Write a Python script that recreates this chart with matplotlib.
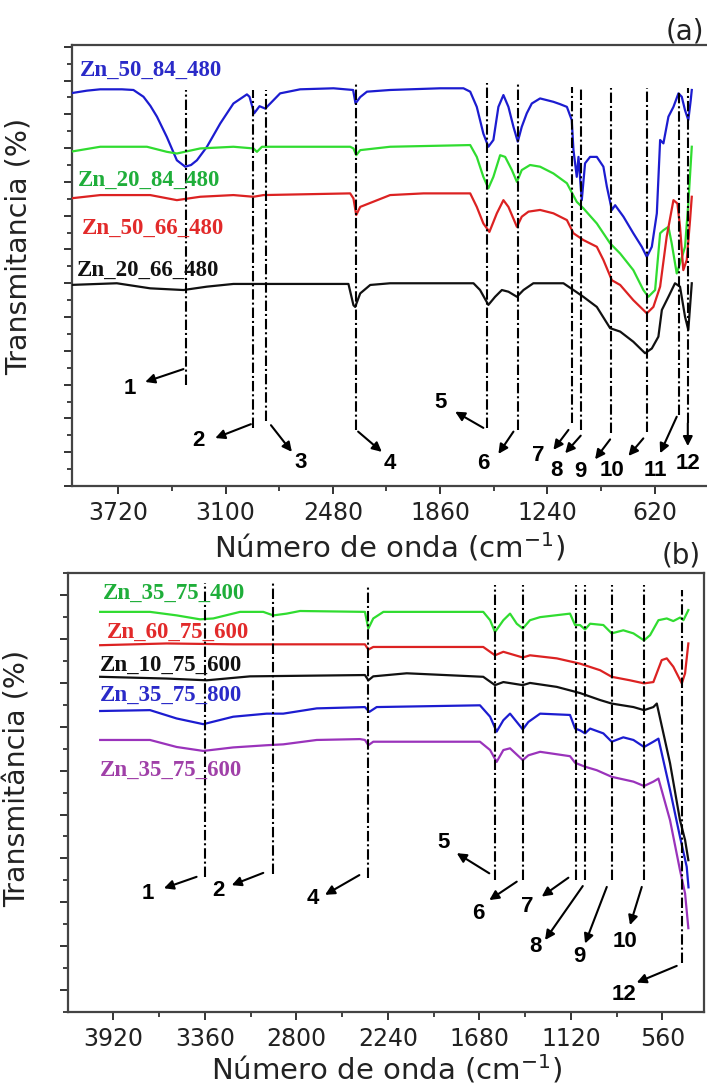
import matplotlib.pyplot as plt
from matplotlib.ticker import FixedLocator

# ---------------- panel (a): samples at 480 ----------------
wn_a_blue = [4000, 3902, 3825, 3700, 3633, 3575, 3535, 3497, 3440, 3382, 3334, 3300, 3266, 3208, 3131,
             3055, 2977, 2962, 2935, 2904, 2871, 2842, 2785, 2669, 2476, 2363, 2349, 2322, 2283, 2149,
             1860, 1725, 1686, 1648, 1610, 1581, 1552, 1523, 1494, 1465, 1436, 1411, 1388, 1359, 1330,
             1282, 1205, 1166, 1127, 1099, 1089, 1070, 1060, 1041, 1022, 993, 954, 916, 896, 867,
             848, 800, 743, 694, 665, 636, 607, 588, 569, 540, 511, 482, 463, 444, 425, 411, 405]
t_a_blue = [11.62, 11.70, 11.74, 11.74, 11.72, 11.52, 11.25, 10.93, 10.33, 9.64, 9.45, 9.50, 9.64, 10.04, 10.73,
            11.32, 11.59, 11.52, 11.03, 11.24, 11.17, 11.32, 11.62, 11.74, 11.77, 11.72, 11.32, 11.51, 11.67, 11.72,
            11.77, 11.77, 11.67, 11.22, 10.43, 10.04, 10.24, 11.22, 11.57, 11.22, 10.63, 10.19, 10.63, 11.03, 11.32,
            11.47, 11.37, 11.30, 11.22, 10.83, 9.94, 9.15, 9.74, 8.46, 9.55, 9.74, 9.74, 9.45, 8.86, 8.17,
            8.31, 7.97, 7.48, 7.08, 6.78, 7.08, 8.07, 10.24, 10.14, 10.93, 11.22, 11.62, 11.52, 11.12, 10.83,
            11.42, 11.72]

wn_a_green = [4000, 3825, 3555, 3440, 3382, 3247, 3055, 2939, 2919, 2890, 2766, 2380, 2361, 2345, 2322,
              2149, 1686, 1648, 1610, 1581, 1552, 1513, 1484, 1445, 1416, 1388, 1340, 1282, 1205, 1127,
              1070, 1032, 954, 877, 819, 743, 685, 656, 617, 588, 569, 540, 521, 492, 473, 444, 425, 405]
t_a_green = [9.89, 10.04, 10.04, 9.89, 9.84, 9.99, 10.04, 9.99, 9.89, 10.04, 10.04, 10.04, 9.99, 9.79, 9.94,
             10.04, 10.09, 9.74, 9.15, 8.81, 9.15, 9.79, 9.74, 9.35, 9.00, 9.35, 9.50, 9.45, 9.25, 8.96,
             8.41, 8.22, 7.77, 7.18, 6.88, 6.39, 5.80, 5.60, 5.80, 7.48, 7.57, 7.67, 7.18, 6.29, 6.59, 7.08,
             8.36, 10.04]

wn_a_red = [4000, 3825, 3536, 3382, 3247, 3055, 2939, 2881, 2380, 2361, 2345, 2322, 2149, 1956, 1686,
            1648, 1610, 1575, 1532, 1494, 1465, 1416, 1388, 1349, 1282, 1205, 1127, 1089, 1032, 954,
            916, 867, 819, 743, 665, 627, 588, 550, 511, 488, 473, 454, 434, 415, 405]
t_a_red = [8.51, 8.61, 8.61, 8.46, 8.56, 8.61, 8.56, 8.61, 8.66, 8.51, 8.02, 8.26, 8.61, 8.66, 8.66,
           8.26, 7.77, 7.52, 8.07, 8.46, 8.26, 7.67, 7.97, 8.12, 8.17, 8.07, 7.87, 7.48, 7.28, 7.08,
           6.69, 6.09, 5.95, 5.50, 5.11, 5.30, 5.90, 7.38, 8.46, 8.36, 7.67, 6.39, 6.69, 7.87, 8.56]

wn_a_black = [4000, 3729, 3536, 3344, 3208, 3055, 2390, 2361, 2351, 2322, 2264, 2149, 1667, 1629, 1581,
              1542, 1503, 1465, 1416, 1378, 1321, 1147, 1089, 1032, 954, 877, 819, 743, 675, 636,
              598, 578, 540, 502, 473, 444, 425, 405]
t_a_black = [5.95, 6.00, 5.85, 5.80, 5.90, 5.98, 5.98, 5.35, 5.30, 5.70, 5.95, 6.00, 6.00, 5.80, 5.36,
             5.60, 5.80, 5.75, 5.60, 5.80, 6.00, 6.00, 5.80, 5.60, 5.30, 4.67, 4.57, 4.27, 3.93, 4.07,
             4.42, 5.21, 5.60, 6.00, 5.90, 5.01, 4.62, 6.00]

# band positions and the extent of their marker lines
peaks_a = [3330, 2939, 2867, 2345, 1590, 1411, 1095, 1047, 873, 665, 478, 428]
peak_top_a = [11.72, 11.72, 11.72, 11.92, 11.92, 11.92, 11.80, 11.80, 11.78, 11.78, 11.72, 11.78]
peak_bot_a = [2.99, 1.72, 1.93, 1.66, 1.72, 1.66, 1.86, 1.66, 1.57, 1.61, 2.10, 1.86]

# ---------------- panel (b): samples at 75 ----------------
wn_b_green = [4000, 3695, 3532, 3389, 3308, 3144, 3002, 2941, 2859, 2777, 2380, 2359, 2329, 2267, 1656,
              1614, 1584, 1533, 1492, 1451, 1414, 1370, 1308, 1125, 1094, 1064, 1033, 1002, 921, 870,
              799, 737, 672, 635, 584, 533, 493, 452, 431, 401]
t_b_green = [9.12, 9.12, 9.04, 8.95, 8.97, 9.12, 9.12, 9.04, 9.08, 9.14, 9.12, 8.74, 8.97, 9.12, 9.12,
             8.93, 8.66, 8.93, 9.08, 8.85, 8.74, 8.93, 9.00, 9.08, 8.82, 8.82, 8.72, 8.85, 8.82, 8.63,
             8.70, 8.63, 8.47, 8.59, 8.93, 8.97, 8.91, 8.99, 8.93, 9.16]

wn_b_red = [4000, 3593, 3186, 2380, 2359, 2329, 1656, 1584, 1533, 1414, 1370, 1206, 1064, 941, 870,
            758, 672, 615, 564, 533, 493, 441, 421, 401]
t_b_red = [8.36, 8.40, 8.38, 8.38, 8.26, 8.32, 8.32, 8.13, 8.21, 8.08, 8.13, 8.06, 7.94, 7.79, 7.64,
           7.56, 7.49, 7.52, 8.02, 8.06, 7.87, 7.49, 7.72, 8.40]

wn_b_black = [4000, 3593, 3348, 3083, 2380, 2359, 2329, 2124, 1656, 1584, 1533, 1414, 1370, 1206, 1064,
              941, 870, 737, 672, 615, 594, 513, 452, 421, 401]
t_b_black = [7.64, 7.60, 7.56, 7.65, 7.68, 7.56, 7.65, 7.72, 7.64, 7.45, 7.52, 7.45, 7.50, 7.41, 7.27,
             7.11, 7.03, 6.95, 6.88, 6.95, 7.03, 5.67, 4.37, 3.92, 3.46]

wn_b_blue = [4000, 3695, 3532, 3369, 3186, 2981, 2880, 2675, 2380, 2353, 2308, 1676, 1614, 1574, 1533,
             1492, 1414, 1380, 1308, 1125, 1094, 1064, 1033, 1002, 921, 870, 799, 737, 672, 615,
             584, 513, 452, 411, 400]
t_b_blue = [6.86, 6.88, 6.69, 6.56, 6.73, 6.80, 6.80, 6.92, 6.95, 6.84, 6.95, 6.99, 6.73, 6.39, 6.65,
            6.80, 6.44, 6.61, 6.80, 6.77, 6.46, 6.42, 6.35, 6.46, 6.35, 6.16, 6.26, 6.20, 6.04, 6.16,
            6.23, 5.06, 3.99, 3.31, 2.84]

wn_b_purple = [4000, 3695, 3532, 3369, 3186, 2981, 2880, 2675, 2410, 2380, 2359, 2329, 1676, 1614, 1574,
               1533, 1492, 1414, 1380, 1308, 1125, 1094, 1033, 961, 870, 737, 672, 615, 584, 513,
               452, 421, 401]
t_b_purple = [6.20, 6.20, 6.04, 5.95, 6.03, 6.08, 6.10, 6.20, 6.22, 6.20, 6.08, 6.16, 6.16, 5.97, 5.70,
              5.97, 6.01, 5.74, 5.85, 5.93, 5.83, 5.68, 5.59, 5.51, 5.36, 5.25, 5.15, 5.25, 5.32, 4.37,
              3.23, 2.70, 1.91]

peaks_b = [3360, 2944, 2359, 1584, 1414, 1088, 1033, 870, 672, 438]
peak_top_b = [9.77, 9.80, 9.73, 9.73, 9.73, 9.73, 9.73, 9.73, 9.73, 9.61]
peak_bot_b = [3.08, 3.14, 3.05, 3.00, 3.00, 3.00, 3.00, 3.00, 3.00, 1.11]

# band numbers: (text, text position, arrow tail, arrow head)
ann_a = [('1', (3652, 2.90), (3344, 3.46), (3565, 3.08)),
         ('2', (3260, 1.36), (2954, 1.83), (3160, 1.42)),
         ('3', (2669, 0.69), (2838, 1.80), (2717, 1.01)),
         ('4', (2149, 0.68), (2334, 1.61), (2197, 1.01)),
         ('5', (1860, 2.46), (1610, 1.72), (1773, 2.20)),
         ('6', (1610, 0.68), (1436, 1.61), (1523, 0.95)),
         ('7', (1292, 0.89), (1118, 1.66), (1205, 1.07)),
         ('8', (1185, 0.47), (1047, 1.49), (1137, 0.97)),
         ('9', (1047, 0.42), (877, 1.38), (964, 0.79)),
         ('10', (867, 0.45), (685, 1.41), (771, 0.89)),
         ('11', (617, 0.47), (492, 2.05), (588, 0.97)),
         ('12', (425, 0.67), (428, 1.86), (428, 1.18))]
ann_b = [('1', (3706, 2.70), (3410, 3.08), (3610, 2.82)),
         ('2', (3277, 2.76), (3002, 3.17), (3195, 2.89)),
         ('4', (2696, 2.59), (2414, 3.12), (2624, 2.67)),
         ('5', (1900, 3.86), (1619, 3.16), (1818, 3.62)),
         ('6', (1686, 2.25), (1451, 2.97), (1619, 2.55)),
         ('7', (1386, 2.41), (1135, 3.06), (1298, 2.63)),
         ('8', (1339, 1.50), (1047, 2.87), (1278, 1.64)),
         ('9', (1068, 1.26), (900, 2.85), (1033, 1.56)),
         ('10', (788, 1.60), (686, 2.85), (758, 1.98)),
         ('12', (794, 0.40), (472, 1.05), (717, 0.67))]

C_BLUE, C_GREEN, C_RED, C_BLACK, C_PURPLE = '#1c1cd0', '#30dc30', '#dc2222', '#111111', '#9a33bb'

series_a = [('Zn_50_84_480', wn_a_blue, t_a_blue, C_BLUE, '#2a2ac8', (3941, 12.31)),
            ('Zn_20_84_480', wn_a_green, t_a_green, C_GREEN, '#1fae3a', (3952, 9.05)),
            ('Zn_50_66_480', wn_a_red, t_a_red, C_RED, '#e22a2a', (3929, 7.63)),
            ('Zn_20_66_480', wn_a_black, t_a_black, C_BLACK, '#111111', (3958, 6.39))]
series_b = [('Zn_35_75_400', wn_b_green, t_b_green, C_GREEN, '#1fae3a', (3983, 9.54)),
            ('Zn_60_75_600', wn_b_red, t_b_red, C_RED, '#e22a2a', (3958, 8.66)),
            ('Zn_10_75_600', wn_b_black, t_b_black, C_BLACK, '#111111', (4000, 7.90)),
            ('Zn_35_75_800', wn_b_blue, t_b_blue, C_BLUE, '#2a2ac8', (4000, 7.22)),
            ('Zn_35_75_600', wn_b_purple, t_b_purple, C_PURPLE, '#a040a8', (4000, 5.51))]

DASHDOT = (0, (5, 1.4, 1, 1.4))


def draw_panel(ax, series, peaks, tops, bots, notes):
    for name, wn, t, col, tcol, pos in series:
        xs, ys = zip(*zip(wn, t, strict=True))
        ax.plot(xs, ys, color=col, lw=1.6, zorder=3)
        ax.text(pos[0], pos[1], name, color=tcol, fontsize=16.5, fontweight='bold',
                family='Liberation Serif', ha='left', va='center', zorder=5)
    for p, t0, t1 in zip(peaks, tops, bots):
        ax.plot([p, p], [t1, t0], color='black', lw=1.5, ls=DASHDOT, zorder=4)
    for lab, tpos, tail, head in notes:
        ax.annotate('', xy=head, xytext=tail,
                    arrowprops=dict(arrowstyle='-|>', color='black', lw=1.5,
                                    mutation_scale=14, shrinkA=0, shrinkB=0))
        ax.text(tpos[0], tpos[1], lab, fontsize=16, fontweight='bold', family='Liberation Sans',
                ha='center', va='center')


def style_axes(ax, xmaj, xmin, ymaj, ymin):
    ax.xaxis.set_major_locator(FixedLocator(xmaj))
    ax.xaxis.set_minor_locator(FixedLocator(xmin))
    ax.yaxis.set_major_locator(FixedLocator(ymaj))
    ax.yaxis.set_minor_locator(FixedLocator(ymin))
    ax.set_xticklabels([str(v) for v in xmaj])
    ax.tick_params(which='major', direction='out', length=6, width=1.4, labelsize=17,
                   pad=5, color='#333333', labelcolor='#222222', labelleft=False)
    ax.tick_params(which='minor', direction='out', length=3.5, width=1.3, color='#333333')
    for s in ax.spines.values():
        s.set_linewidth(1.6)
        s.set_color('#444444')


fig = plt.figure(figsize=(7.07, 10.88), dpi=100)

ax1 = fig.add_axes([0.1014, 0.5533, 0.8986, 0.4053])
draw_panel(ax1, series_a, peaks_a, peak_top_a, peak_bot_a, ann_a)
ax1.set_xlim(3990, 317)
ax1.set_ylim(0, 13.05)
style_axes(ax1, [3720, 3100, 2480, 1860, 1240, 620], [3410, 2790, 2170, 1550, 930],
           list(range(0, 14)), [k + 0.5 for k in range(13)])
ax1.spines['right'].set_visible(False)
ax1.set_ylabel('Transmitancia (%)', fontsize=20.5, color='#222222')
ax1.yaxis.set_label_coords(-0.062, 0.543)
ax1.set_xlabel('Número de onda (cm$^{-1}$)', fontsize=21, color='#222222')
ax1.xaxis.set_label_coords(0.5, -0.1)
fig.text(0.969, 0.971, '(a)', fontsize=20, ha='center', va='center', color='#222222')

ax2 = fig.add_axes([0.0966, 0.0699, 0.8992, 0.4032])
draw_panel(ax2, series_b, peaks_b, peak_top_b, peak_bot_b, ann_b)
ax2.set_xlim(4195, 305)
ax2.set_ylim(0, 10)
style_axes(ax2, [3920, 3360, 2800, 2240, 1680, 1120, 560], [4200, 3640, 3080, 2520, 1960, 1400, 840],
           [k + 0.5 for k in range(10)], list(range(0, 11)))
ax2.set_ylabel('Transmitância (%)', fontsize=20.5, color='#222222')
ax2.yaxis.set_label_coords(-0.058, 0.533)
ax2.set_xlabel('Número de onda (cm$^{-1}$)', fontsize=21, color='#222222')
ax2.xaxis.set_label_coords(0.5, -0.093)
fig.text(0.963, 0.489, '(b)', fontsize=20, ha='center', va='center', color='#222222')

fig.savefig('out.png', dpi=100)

→ **BRIEF**
Write out again exactly the lines from the start of the data above through the line containing "8.36, 10.04]", inclusive, excluding any pictures.

→ **SOLUTION BELOW**
Write a Python script that recreates this chart with matplotlib.
import matplotlib.pyplot as plt
from matplotlib.ticker import FixedLocator

# ---------------- panel (a): samples at 480 ----------------
wn_a_blue = [4000, 3902, 3825, 3700, 3633, 3575, 3535, 3497, 3440, 3382, 3334, 3300, 3266, 3208, 3131,
             3055, 2977, 2962, 2935, 2904, 2871, 2842, 2785, 2669, 2476, 2363, 2349, 2322, 2283, 2149,
             1860, 1725, 1686, 1648, 1610, 1581, 1552, 1523, 1494, 1465, 1436, 1411, 1388, 1359, 1330,
             1282, 1205, 1166, 1127, 1099, 1089, 1070, 1060, 1041, 1022, 993, 954, 916, 896, 867,
             848, 800, 743, 694, 665, 636, 607, 588, 569, 540, 511, 482, 463, 444, 425, 411, 405]
t_a_blue = [11.62, 11.70, 11.74, 11.74, 11.72, 11.52, 11.25, 10.93, 10.33, 9.64, 9.45, 9.50, 9.64, 10.04, 10.73,
            11.32, 11.59, 11.52, 11.03, 11.24, 11.17, 11.32, 11.62, 11.74, 11.77, 11.72, 11.32, 11.51, 11.67, 11.72,
            11.77, 11.77, 11.67, 11.22, 10.43, 10.04, 10.24, 11.22, 11.57, 11.22, 10.63, 10.19, 10.63, 11.03, 11.32,
            11.47, 11.37, 11.30, 11.22, 10.83, 9.94, 9.15, 9.74, 8.46, 9.55, 9.74, 9.74, 9.45, 8.86, 8.17,
            8.31, 7.97, 7.48, 7.08, 6.78, 7.08, 8.07, 10.24, 10.14, 10.93, 11.22, 11.62, 11.52, 11.12, 10.83,
            11.42, 11.72]

wn_a_green = [4000, 3825, 3555, 3440, 3382, 3247, 3055, 2939, 2919, 2890, 2766, 2380, 2361, 2345, 2322,
              2149, 1686, 1648, 1610, 1581, 1552, 1513, 1484, 1445, 1416, 1388, 1340, 1282, 1205, 1127,
              1070, 1032, 954, 877, 819, 743, 685, 656, 617, 588, 569, 540, 521, 492, 473, 444, 425, 405]
t_a_green = [9.89, 10.04, 10.04, 9.89, 9.84, 9.99, 10.04, 9.99, 9.89, 10.04, 10.04, 10.04, 9.99, 9.79, 9.94,
             10.04, 10.09, 9.74, 9.15, 8.81, 9.15, 9.79, 9.74, 9.35, 9.00, 9.35, 9.50, 9.45, 9.25, 8.96,
             8.41, 8.22, 7.77, 7.18, 6.88, 6.39, 5.80, 5.60, 5.80, 7.48, 7.57, 7.67, 7.18, 6.29, 6.59, 7.08,
             8.36, 10.04]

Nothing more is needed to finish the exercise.